Crônica | Amigos para sempre ou amigos sempre?

Crônica | Amigos para sempre ou amigos sempre?

Quando comecei a utilizar a internet, já se vai vinte anos e como não poderia deixar de ser, acabei participando das redes de relacionamentos sociais na web. No princípio recebia as mensagens e as encaminhava em nome de um conhecido.

E, no quadro com cópia, digitava os nomes de todos os amigos que deveriam receber a mensagem. Depois, aprendi que poderíamos criar uma lista-pasta, nomearmos uma frase ou um nome para que os nomes selecionados fossem encaminhados em uma única vez.

Porém, passado todo esse tempo, ainda recebo mensagens com listas intermináveis de nomes e endereços dos e-mails, alegria dos hackers, e vendedores de endereços de malas diretas via web.

Mas vamos ao princípio ativo, mesmo não sendo genérico, do que me inspirou escrever esta crônica.

Ao criar uma lista de pessoas que deveriam receber as minhas mensagens, pesquisei algumas frases e resolvi utilizar “amigos para sempre”. Por que “amigos para sempre”?

Qual o significado desta frase? Porque não “amigos virtuais”? Ou talvez “amigos de uma só vez”?

A frase “amigos para sempre”, no meu entender, é comprometedora, abraçante, íntima, fala da cumplicidade, fidelidade, respeito e tantas outras.

Difícil tentar defini-la. Logo, passei a utilizá-la para expressar o respeito aos meus amigos.

Nestes vinte anos muita coisa mudou, tanto no mundo virtual – leia-se internet –, como o mundo real do nosso dia. Fui me afastando dos noticiários e programas da televisão, os três jornais lidos diariamente foram sendo deixados de lado, restando apenas um.

Os livros foram sendo relidos ou garimpados entre os autores do passado. Não consigo ler ou me interessar por caça-fantasmas, vampiros e duendes com espadas em caminhos de peregrinos.

Contudo, sempre que posso, assisto ao Jornal Nacional. Em minha opinião, entre os telejornais da televisão aberta no país, o melhor.

Os repórteres não gritam, não correm atrás de bandidos e os apresentadores não comandam os pilotos dos helicópteros.

Assistindo ao Jornal Nacional em junho passado, deparei-me com uma reportagem que acreditei ser surreal. O repórter tranquilo, sem exibicionismo, sem estardalhaço, apresentou a história do estudante mineiro, o jovem Arthur.

Arthur Gonçalves, de 17 anos, estudante do terceiro ano ensino médio da Escola Rodrigo Cunha em Governador Valadares, na Região do Vale do Rio Doce de Minas Gerais, vitimado por um tipo de câncer raro, foi surpreendido ao entrar na sala de aula, encontrando todos os alunos, professores e diretores com as cabeças raspadas.

Este foi o modo que seus amigos, professores e diretores escolheram para demonstrar solidariedade, afeto e amizade ao amigo enfermo.
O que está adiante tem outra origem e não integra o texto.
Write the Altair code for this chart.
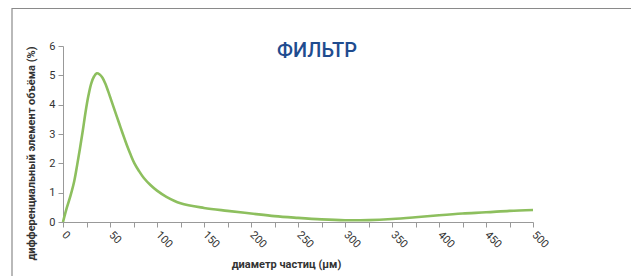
import altair as alt
import pandas as pd

diameter = [0, 4, 8, 12, 15, 18, 21, 24, 27, 30, 33, 36, 39, 42, 45, 48, 51, 54, 57, 60,
            63, 66, 69, 72, 76, 81, 86, 93, 100, 110, 125, 150, 175, 200, 225, 250, 275,
            300, 325, 350, 375, 400, 425, 450, 475, 500]
volume = [0, 0.48, 0.9, 1.4, 1.93, 2.5, 3.1, 3.75, 4.3, 4.72, 4.96, 5.07, 5.03, 4.92, 4.72,
          4.46, 4.18, 3.9, 3.62, 3.34, 3.06, 2.79, 2.53, 2.29, 2.0, 1.73, 1.5, 1.26, 1.07,
          0.86, 0.64, 0.48, 0.38, 0.29, 0.2, 0.14, 0.09, 0.06, 0.065, 0.1, 0.16, 0.23,
          0.29, 0.33, 0.38, 0.41]
x_ticks = list(range(0, 525, 25))
y_ticks = [0, 1, 2, 3, 4, 5, 6]
title_text = "ФИЛЬТР"
x_title = "диаметр частиц (μм)"
y_title = "дифференциальный элемент объёма (%)"

df = pd.DataFrame({"d": diameter, "v": volume})

W, H = 470, 176

line = alt.Chart(df).mark_line(
    color="#8dbf5e", strokeWidth=2.6, interpolate="catmull-rom"
).encode(
    x=alt.X("d:Q", scale=alt.Scale(domain=[0, 500], nice=False),
            axis=alt.Axis(values=x_ticks, labelExpr="datum.value % 50 == 0 ? datum.label : ''",
                          labelAngle=45, labelAlign="left", labelBaseline="middle",
                          labelPadding=6, grid=False, tickSize=5,
                          title=x_title, titleX=223, titleY=42, titleBaseline="middle",
                          titleFontWeight="bold", titleFontSize=11, titleColor="#333")),
    y=alt.Y("v:Q", scale=alt.Scale(domain=[0, 6], nice=False),
            axis=alt.Axis(values=y_ticks, grid=False, tickSize=5, labelPadding=3,
                          title=y_title, titleX=-27, titleY=107, titleAngle=-90,
                          titleFontWeight="bold", titleFontSize=11, titleColor="#333")),
)

title = alt.Chart(pd.DataFrame({"t": [title_text]})).mark_text(
    font="Roboto", fontSize=20, fontWeight=500, color="#1f4c8f", align="center",
    baseline="alphabetic"
).encode(text="t:N", x=alt.value(254), y=alt.value(11))

frame_top = alt.Chart(pd.DataFrame({"a": [0]})).mark_rule(color="#8a8a8a", strokeWidth=1.2).encode(
    x=alt.value(-51), x2=alt.value(600), y=alt.value(-37.6), y2=alt.value(-37.6))
frame_left = alt.Chart(pd.DataFrame({"a": [0]})).mark_rule(color="#8a8a8a", strokeWidth=1.2).encode(
    x=alt.value(-51), x2=alt.value(-51), y=alt.value(-38), y2=alt.value(240))

chart = alt.layer(frame_top, frame_left, line, title).properties(
    width=W, height=H,
    padding={"left": 55, "top": 38, "right": 98, "bottom": 54},
    autosize=alt.AutoSizeParams(type="none"),
).configure_view(stroke=None).configure_axis(
    domainColor="#999", tickColor="#999", labelColor="#333", labelFontSize=11,
    labelFont="Roboto", titleFont="Roboto"
)

chart.save("out.html", embed_options={"renderer": "svg", "actions": False})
A nova aparência do Arthur, de cabeça raspada pela quimioterapia, agora tem companhia de dezenas de cabeças raspadas pela solidariedade.

Este gesto, esta demonstração de carinho, de acolhida, me fez acreditar que a máquina ainda não dominou e contaminou o homem.

Voltei a ter esperança na juventude do meu país. Acordei do torpor que tomou conta da minha vida na última década, em assistir à insensibilidade do ser humano contra si próprio e contra todos os seres vivos do planeta.

Passei a acreditar novamente no homem, que tem coragem de chorar nos desígnios de crueldades contra a natureza, animais e do próprio ser humano.

E com esta cena, registrada em meu consciente, retornei ao passado em busca dos meus fantasmas, à procura dos meus princípios e arriscar reencontrar a sensibilidade, a esperança, a fé no ser humano, perdida nos meus dias atuais.

Os amigos de Arthur escreveram, provavelmente, o significado verdadeiro da frase.

Amigos para sempre.

Ao criar a minha lista de amigos virtuais e batizá-la de “amigos para sempre”, ainda não havia perdido os meus cabelos, no entanto, acreditava que a amizade é um somatório.

De solidariedade, complexidade, fidelidade e acima de tudo de amor e ajuda ao amigo. Sobretudo quando os tropeços na vida surgem.

Neste momento conhecemos o verdadeiro amigo, que ao nosso lado orienta-nos e escuta nossos lamentos, sem preconceitos ou comentários que venham nos ferir ou diminuir ainda mais, o nosso próprio respeito tão confuso.

Quanto devo mudar de “amigos para sempre” para “amigos sempre”, deixo para o Léo interpretá-la e defini-la.